◆ Task statement
Copy out the data below as written; omit any images.

◆ Data
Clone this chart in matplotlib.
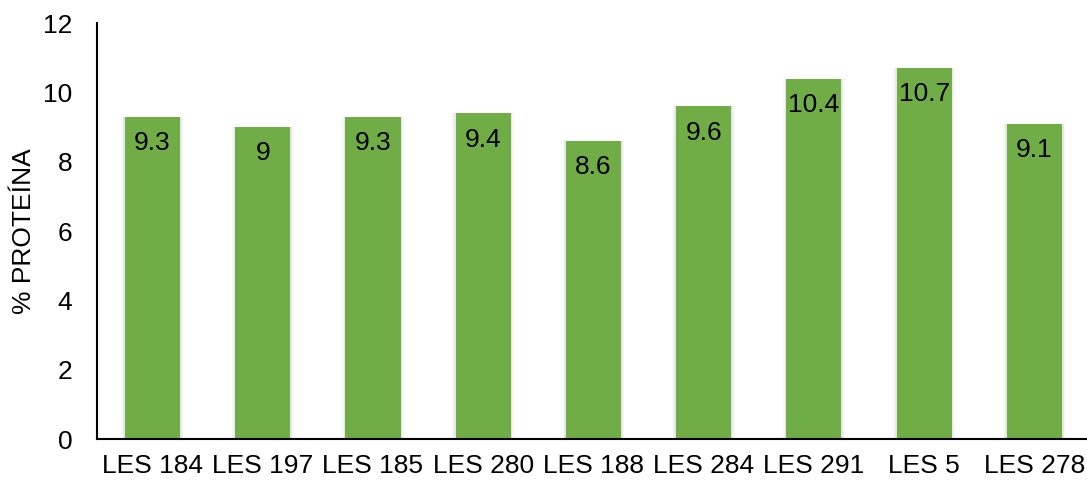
import matplotlib.pyplot as plt
import numpy as np

plt.rcParams['font.family'] = ['Liberation Sans', 'DejaVu Sans']

lines = ['LES 184', 'LES 197', 'LES 185', 'LES 280', 'LES 188', 'LES 284', 'LES 291', 'LES 5', 'LES 278']
protein = [9.3, 9.0, 9.3, 9.4, 8.6, 9.6, 10.4, 10.7, 9.1]
value_labels = ['9.3', '9', '9.3', '9.4', '8.6', '9.6', '10.4', '10.7', '9.1']
yticks = [0, 2, 4, 6, 8, 10, 12]

fig = plt.figure(figsize=(10.87, 4.82), dpi=100)
ax = fig.add_axes([0.0896, 0.0892, 0.9127, 0.863])

x = np.arange(len(lines))
# soft shadow behind bars
for w, a in [(0.56, 0.07), (0.53, 0.12)]:
    ax.bar(x, protein, width=w, color='#808080', alpha=a, zorder=1)
bars = ax.bar(x, protein, width=0.5, color='#70AD47', zorder=2)

for xi, v, lab in zip(x, protein, value_labels):
    ax.annotate(lab, (xi, v), xytext=(0, -19), textcoords='offset points',
                ha='center', va='center', fontsize=19, color='black', zorder=3)

ax.set_xlim(-0.5, len(lines) - 0.5)
ax.set_ylim(0, 12)
ax.set_yticks(yticks)
ax.set_yticklabels([str(t) for t in yticks])
ax.set_xticks(x)
ax.set_xticklabels(lines)
ax.tick_params(axis='both', length=0, labelsize=19)
ax.tick_params(axis='y', pad=18)
ax.tick_params(axis='x', pad=11)
ax.set_ylabel('% PROTEÍNA', fontsize=19, labelpad=5)

for s in ['top', 'right']:
    ax.spines[s].set_visible(False)
ax.spines['left'].set_linewidth(1.5)
ax.spines['bottom'].set_linewidth(1.5)

fig.savefig('out.png', dpi=100)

◆ Full output
Clone this chart in matplotlib.
import matplotlib.pyplot as plt
import numpy as np

plt.rcParams['font.family'] = ['Liberation Sans', 'DejaVu Sans']

lines = ['LES 184', 'LES 197', 'LES 185', 'LES 280', 'LES 188', 'LES 284', 'LES 291', 'LES 5', 'LES 278']
protein = [9.3, 9.0, 9.3, 9.4, 8.6, 9.6, 10.4, 10.7, 9.1]
value_labels = ['9.3', '9', '9.3', '9.4', '8.6', '9.6', '10.4', '10.7', '9.1']
yticks = [0, 2, 4, 6, 8, 10, 12]

fig = plt.figure(figsize=(10.87, 4.82), dpi=100)
ax = fig.add_axes([0.0896, 0.0892, 0.9127, 0.863])

x = np.arange(len(lines))
# soft shadow behind bars
for w, a in [(0.56, 0.07), (0.53, 0.12)]:
    ax.bar(x, protein, width=w, color='#808080', alpha=a, zorder=1)
bars = ax.bar(x, protein, width=0.5, color='#70AD47', zorder=2)

for xi, v, lab in zip(x, protein, value_labels):
    ax.annotate(lab, (xi, v), xytext=(0, -19), textcoords='offset points',
                ha='center', va='center', fontsize=19, color='black', zorder=3)

ax.set_xlim(-0.5, len(lines) - 0.5)
ax.set_ylim(0, 12)
ax.set_yticks(yticks)
ax.set_yticklabels([str(t) for t in yticks])
ax.set_xticks(x)
ax.set_xticklabels(lines)
ax.tick_params(axis='both', length=0, labelsize=19)
ax.tick_params(axis='y', pad=18)
ax.tick_params(axis='x', pad=11)
ax.set_ylabel('% PROTEÍNA', fontsize=19, labelpad=5)

for s in ['top', 'right']:
    ax.spines[s].set_visible(False)
ax.spines['left'].set_linewidth(1.5)
ax.spines['bottom'].set_linewidth(1.5)

fig.savefig('out.png', dpi=100)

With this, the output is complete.